HM-oh-no

Health care blows these days.

When I was a kid we had a single doctor from the time I was 3 until I was 17 or so. Anything he prescribed was available straight from his office, and his rates were quite reasonable (we had no health insurance at the time). Then my parents signed up for health coverage and although we got to pick a new doctor, any additional tests had to be approved first. When I got my first job, my health care involved picking a name out of a book, showing up to a hospital at a preset time, and spending a couple minutes with him face-to-face, with all other times spent with assistants or waiting.

The most recent health plan has taken it quite a few steps further. Now you can't even see a doctor until you can prove to a nurse-bot on the phone that you really, really need help. Anything beyond the basics requires approval first, then subsequent appointments weeks from the date you're feeling badly. Prescription drug coverage is scant, and no longer applies to anything besides specific directives from your primary care doctor. So this means that even though my dentist prescribes antibiotics before major dental procedures, my medical coverage will not cover it, knowing that to skip the antibiotics might mean an infection in my blood and heart, and huge medical bills down the road.

When I was a kid, I knew my doctor personally, he watched me grow up, and took an interest in his patients' lives. Today, going to the doctor makes me feel like a carton of milk on a supermarket checkout lane.

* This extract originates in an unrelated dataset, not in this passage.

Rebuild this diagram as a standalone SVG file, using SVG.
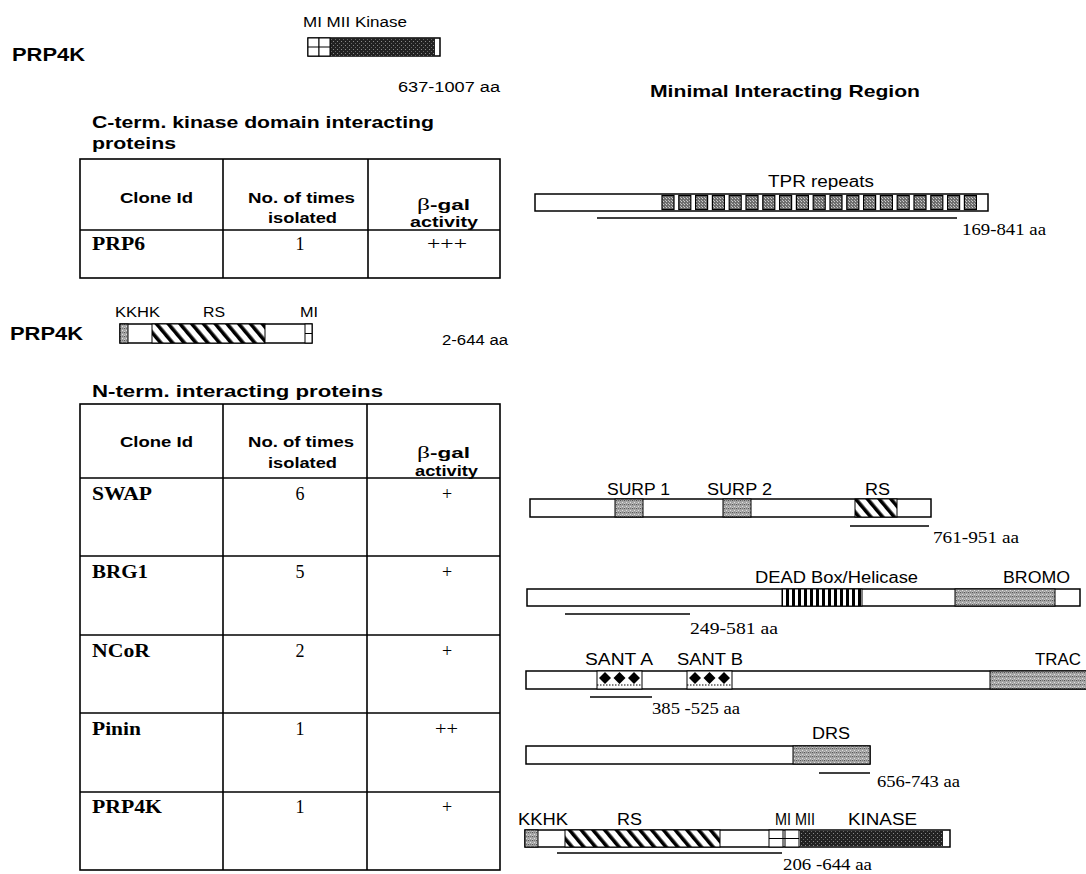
<svg xmlns="http://www.w3.org/2000/svg" width="1086" height="874" viewBox="0 0 1086 874">
<style>
text { font-family: "Liberation Sans", Arial, sans-serif; fill: #000; }
.serif { font-family: "Liberation Serif", "Times New Roman", serif; }
.b { font-weight: bold; }
.bar { fill: #fff; stroke: #000; stroke-width: 1.5; }
.dom { stroke: #000; stroke-width: 1; }
.ln { stroke: #000; stroke-width: 1.5; fill: none; }
.grid { stroke: #000; stroke-width: 1.6; fill: none; }
</style>
<defs>
<pattern id="hatch" patternUnits="userSpaceOnUse" width="9" height="9" patternTransform="rotate(-40)">
<rect width="9" height="9" fill="#fff"/><rect width="3.6" height="9" fill="#000"/>
</pattern>
<pattern id="vstripe" patternUnits="userSpaceOnUse" width="6" height="10">
<rect width="6" height="10" fill="#fff"/><rect width="3" height="10" fill="#000"/>
</pattern>
<pattern id="stipMid" patternUnits="userSpaceOnUse" width="4" height="4">
<rect width="4" height="4" fill="#a4a4a4"/><rect width="1" height="1" fill="#555"/><rect x="2" y="2" width="1" height="1" fill="#e0e0e0"/><rect x="2" y="0" width="1" height="1" fill="#777"/><rect x="0" y="3" width="1" height="1" fill="#ccc"/>
</pattern>
<pattern id="stipTPR" patternUnits="userSpaceOnUse" width="3" height="3">
<rect width="3" height="3" fill="#6e6e6e"/><rect width="1" height="1" fill="#d0d0d0"/><rect x="2" y="2" width="1" height="1" fill="#bbb"/>
</pattern>
<pattern id="stipDark" patternUnits="userSpaceOnUse" width="4" height="4">
<rect width="4" height="4" fill="#222"/><rect x="1" y="1" width="1" height="1" fill="#8a8a8a"/><rect x="3" y="3" width="1" height="1" fill="#666"/>
</pattern>
</defs>
<rect width="1086" height="874" fill="#fff"/>

<!-- top PRP4K kinase construct -->
<g id="prp4k-cterm">
<text x="12" y="61" font-size="18" class="b" textLength="73" lengthAdjust="spacingAndGlyphs">PRP4K</text>
<text x="303" y="27" font-size="14" textLength="104" lengthAdjust="spacingAndGlyphs">MI MII  Kinase</text>
<rect class="bar" x="308" y="38" width="132" height="18"/>
<rect x="330" y="38" width="105" height="18" fill="url(#stipDark)"/>
<rect class="dom" x="308" y="38" width="11" height="18" fill="#fff"/>
<rect class="dom" x="319" y="38" width="11" height="18" fill="#fff"/>
<line class="dom" x1="308" y1="47" x2="330" y2="47"/>
<text x="398" y="92" font-size="14" textLength="102" lengthAdjust="spacingAndGlyphs">637-1007 aa</text>
</g>

<g id="title">
<text x="650" y="97" font-size="17" class="b" textLength="270" lengthAdjust="spacingAndGlyphs">Minimal Interacting Region</text>
</g>

<g id="cterm-heading">
<text x="92" y="128" font-size="17" class="b" textLength="342" lengthAdjust="spacingAndGlyphs">C-term. kinase domain interacting</text>
<text x="92" y="149" font-size="17" class="b" textLength="84" lengthAdjust="spacingAndGlyphs">proteins</text>
</g>

<g id="table-cterm">
<rect class="grid" x="80" y="159" width="420" height="119"/>
<line class="grid" x1="80" y1="230" x2="500" y2="230"/>
<line class="grid" x1="223" y1="159" x2="223" y2="278"/>
<line class="grid" x1="368" y1="159" x2="368" y2="278"/>
<text x="120" y="203" font-size="15" class="b" textLength="73" lengthAdjust="spacingAndGlyphs">Clone Id</text>
<text x="248" y="203" font-size="15" class="b" textLength="107" lengthAdjust="spacingAndGlyphs">No. of times</text>
<text x="268" y="223" font-size="15" class="b" textLength="69" lengthAdjust="spacingAndGlyphs">isolated</text>
<text x="417" y="210" font-size="15" class="b" textLength="53" lengthAdjust="spacingAndGlyphs"><tspan class="serif" font-weight="normal" font-size="17">β</tspan>-gal</text>
<text x="410" y="227" font-size="15" class="b" textLength="68" lengthAdjust="spacingAndGlyphs">activity</text>
<text x="92" y="250" font-size="18" class="serif b" textLength="53" lengthAdjust="spacingAndGlyphs">PRP6</text>
<text x="300" y="250" font-size="18" class="serif" text-anchor="middle">1</text>
<text x="427" y="250" font-size="18" class="serif" textLength="40" lengthAdjust="spacingAndGlyphs">+++</text>
</g>

<!-- PRP4K N-terminal construct -->
<g id="prp4k-nterm">
<text x="10" y="340" font-size="18" class="b" textLength="73" lengthAdjust="spacingAndGlyphs">PRP4K</text>
<text x="115" y="317" font-size="14" textLength="45" lengthAdjust="spacingAndGlyphs">KKHK</text>
<text x="203" y="317" font-size="14" textLength="22" lengthAdjust="spacingAndGlyphs">RS</text>
<text x="300" y="317" font-size="14" textLength="18" lengthAdjust="spacingAndGlyphs">MI</text>
<rect class="bar" x="120" y="324" width="192" height="19"/>
<rect class="dom" x="120" y="324" width="8" height="19" fill="url(#stipMid)"/>
<rect class="dom" x="152" y="324" width="113" height="19" fill="url(#hatch)"/>
<rect class="dom" x="305" y="324" width="7" height="19" fill="#fff"/>
<line class="dom" x1="305" y1="333.5" x2="312" y2="333.5"/>
<text x="442" y="345" font-size="14" textLength="66" lengthAdjust="spacingAndGlyphs">2-644 aa</text>
</g>

<g id="nterm-heading">
<text x="92" y="397" font-size="17" class="b" textLength="291" lengthAdjust="spacingAndGlyphs">N-term. interacting proteins</text>
</g>

<g id="table-nterm">
<rect class="grid" x="80" y="404" width="420" height="466"/>
<line class="grid" x1="80" y1="478" x2="500" y2="478"/>
<line class="grid" x1="80" y1="556" x2="500" y2="556"/>
<line class="grid" x1="80" y1="635" x2="500" y2="635"/>
<line class="grid" x1="80" y1="713" x2="500" y2="713"/>
<line class="grid" x1="80" y1="792" x2="500" y2="792"/>
<line class="grid" x1="223" y1="404" x2="223" y2="870"/>
<line class="grid" x1="367" y1="404" x2="367" y2="870"/>
<text x="120" y="447" font-size="15" class="b" textLength="73" lengthAdjust="spacingAndGlyphs">Clone Id</text>
<text x="248" y="447" font-size="15" class="b" textLength="106" lengthAdjust="spacingAndGlyphs">No. of times</text>
<text x="268" y="468" font-size="15" class="b" textLength="69" lengthAdjust="spacingAndGlyphs">isolated</text>
<text x="417" y="458" font-size="15" class="b" textLength="53" lengthAdjust="spacingAndGlyphs"><tspan class="serif" font-weight="normal" font-size="17">β</tspan>-gal</text>
<text x="415" y="476" font-size="15" class="b" textLength="63" lengthAdjust="spacingAndGlyphs">activity</text>
<text x="92" y="500" font-size="18" class="serif b" textLength="60" lengthAdjust="spacingAndGlyphs">SWAP</text>
<text x="300" y="500" font-size="18" class="serif" text-anchor="middle">6</text>
<text x="447" y="500" font-size="18" class="serif" text-anchor="middle">+</text>
<text x="92" y="578" font-size="18" class="serif b" textLength="56" lengthAdjust="spacingAndGlyphs">BRG1</text>
<text x="300" y="578" font-size="18" class="serif" text-anchor="middle">5</text>
<text x="447" y="578" font-size="18" class="serif" text-anchor="middle">+</text>
<text x="92" y="657" font-size="18" class="serif b" textLength="58" lengthAdjust="spacingAndGlyphs">NCoR</text>
<text x="300" y="657" font-size="18" class="serif" text-anchor="middle">2</text>
<text x="447" y="657" font-size="18" class="serif" text-anchor="middle">+</text>
<text x="92" y="735" font-size="18" class="serif b" textLength="49" lengthAdjust="spacingAndGlyphs">Pinin</text>
<text x="300" y="735" font-size="18" class="serif" text-anchor="middle">1</text>
<text x="435" y="735" font-size="18" class="serif" textLength="23" lengthAdjust="spacingAndGlyphs">++</text>
<text x="92" y="813" font-size="18" class="serif b" textLength="70" lengthAdjust="spacingAndGlyphs">PRP4K</text>
<text x="300" y="813" font-size="18" class="serif" text-anchor="middle">1</text>
<text x="447" y="813" font-size="18" class="serif" text-anchor="middle">+</text>
</g>

<!-- Minimal interacting regions -->
<g id="prp6">
<text x="768" y="187" font-size="16" textLength="106" lengthAdjust="spacingAndGlyphs">TPR repeats</text>
<rect class="bar" x="535" y="194" width="453" height="17"/>
<g fill="url(#stipTPR)" stroke="#000" stroke-width="1.2">
<rect x="662" y="195.5" width="12" height="14"/><rect x="678.8" y="195.5" width="12" height="14"/><rect x="695.6" y="195.5" width="12" height="14"/><rect x="712.4" y="195.5" width="12" height="14"/><rect x="729.2" y="195.5" width="12" height="14"/><rect x="746" y="195.5" width="12" height="14"/><rect x="762.8" y="195.5" width="12" height="14"/><rect x="779.6" y="195.5" width="12" height="14"/><rect x="796.4" y="195.5" width="12" height="14"/><rect x="813.2" y="195.5" width="12" height="14"/><rect x="830" y="195.5" width="12" height="14"/><rect x="846.8" y="195.5" width="12" height="14"/><rect x="863.6" y="195.5" width="12" height="14"/><rect x="880.4" y="195.5" width="12" height="14"/><rect x="897.2" y="195.5" width="12" height="14"/><rect x="914" y="195.5" width="12" height="14"/><rect x="930.8" y="195.5" width="12" height="14"/><rect x="947.6" y="195.5" width="12" height="14"/><rect x="964.4" y="195.5" width="12" height="14"/>
</g>
<line class="ln" x1="597" y1="218" x2="957" y2="218"/>
<text x="962" y="235" font-size="16.5" class="serif" textLength="84" lengthAdjust="spacingAndGlyphs">169-841 aa</text>
</g>

<g id="swap">
<text x="607" y="495" font-size="16" textLength="63" lengthAdjust="spacingAndGlyphs">SURP 1</text>
<text x="707" y="495" font-size="16" textLength="65" lengthAdjust="spacingAndGlyphs">SURP 2</text>
<text x="865" y="495" font-size="16" textLength="25" lengthAdjust="spacingAndGlyphs">RS</text>
<rect class="bar" x="530" y="499" width="401" height="18"/>
<rect class="dom" x="615" y="499" width="28" height="18" fill="url(#stipMid)"/>
<rect class="dom" x="723" y="499" width="28" height="18" fill="url(#stipMid)"/>
<rect class="dom" x="855" y="499" width="42" height="18" fill="url(#hatch)"/>
<line class="ln" x1="850" y1="526" x2="929" y2="526"/>
<text x="933" y="543" font-size="16.5" class="serif" textLength="86" lengthAdjust="spacingAndGlyphs">761-951 aa</text>
</g>

<g id="brg1">
<text x="755" y="583" font-size="16" textLength="163" lengthAdjust="spacingAndGlyphs">DEAD Box/Helicase</text>
<text x="1003" y="583" font-size="16" textLength="67" lengthAdjust="spacingAndGlyphs">BROMO</text>
<rect class="bar" x="527" y="589" width="553" height="17"/>
<rect class="dom" x="782" y="589" width="80" height="17" fill="url(#vstripe)"/>
<rect class="dom" x="955" y="589" width="100" height="17" fill="url(#stipMid)"/>
<line class="ln" x1="565" y1="614" x2="690" y2="614"/>
<text x="690" y="634" font-size="16.5" class="serif" textLength="88" lengthAdjust="spacingAndGlyphs">249-581 aa</text>
</g>

<g id="ncor">
<text x="585" y="665" font-size="16" textLength="68" lengthAdjust="spacingAndGlyphs">SANT A</text>
<text x="677" y="665" font-size="16" textLength="66" lengthAdjust="spacingAndGlyphs">SANT B</text>
<text x="1035" y="665" font-size="16" textLength="46" lengthAdjust="spacingAndGlyphs">TRAC</text>
<rect class="bar" x="526" y="671" width="562" height="18"/>
<rect class="dom" x="990" y="671" width="98" height="18" fill="url(#stipMid)"/>
<rect class="dom" x="597" y="671" width="45" height="18" fill="#fff"/>
<rect class="dom" x="687" y="671" width="45" height="18" fill="#fff"/>
<line class="dom" x1="597" y1="685" x2="642" y2="685" stroke-dasharray="1.5 1.5"/>
<line class="dom" x1="687" y1="685" x2="732" y2="685" stroke-dasharray="1.5 1.5"/>
<g fill="#000">
<polygon points="605,672 611,678 605,684 599,678"/><polygon points="619.5,672 625.5,678 619.5,684 613.5,678"/><polygon points="634,672 640,678 634,684 628,678"/>
<polygon points="695,672 701,678 695,684 689,678"/><polygon points="709.5,672 715.5,678 709.5,684 703.5,678"/><polygon points="724,672 730,678 724,684 718,678"/>
</g>
<line class="ln" x1="590" y1="697" x2="652" y2="697"/>
<text x="652" y="714" font-size="16.5" class="serif" textLength="88" lengthAdjust="spacingAndGlyphs">385 -525 aa</text>
</g>

<g id="pinin">
<text x="812" y="739" font-size="16" textLength="38" lengthAdjust="spacingAndGlyphs">DRS</text>
<rect class="bar" x="526" y="746" width="344" height="18"/>
<rect class="dom" x="793" y="746" width="77" height="18" fill="url(#stipMid)"/>
<line class="ln" x1="819" y1="773" x2="870" y2="773"/>
<text x="877" y="787" font-size="16.5" class="serif" textLength="83" lengthAdjust="spacingAndGlyphs">656-743 aa</text>
</g>

<g id="prp4k-full">
<text x="518" y="825" font-size="16" textLength="50" lengthAdjust="spacingAndGlyphs">KKHK</text>
<text x="617" y="825" font-size="16" textLength="25" lengthAdjust="spacingAndGlyphs">RS</text>
<text x="775" y="825" font-size="16" textLength="40" lengthAdjust="spacingAndGlyphs">MI MII</text>
<text x="848" y="825" font-size="16" textLength="69" lengthAdjust="spacingAndGlyphs">KINASE</text>
<rect class="bar" x="525" y="830" width="425" height="17"/>
<rect class="dom" x="525" y="830" width="13" height="17" fill="url(#stipMid)"/>
<rect class="dom" x="565" y="830" width="155" height="17" fill="url(#hatch)"/>
<rect class="dom" x="769" y="830" width="14" height="17" fill="#fff"/>
<rect class="dom" x="785" y="830" width="14" height="17" fill="#fff"/>
<line class="dom" x1="769" y1="838.5" x2="799" y2="838.5"/>
<rect x="800" y="830.7" width="143" height="15.6" fill="url(#stipDark)"/>
<line class="ln" x1="557" y1="853" x2="782" y2="853"/>
<text x="783" y="870" font-size="16.5" class="serif" textLength="89" lengthAdjust="spacingAndGlyphs">206 -644 aa</text>
</g>

<g id="connectors"></g>
</svg>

The nameless, faceless borg scans my UPC code, checks vitals, and dispenses with the minimal advice or treatment, shaving as many pennies off the cost as possible. Where there was once dignity has been replaced by mechanized efficiency.

I'm no foe of capitalism, I enjoy working hard and being rewarded based on how much I accomplish, but part of me wonders if the medical profession is best domain for purely free market economics. In the race to cut costs, I fear that the only considerations were made to those things that an exact dollar value could be placed. You can't put a price on treating people with respect and care. You can't put a price on privacy and dignity. Worst of all, you can't put a price on patient well-being.

All those values seemed to have been lost when health care's focus became the bottom line.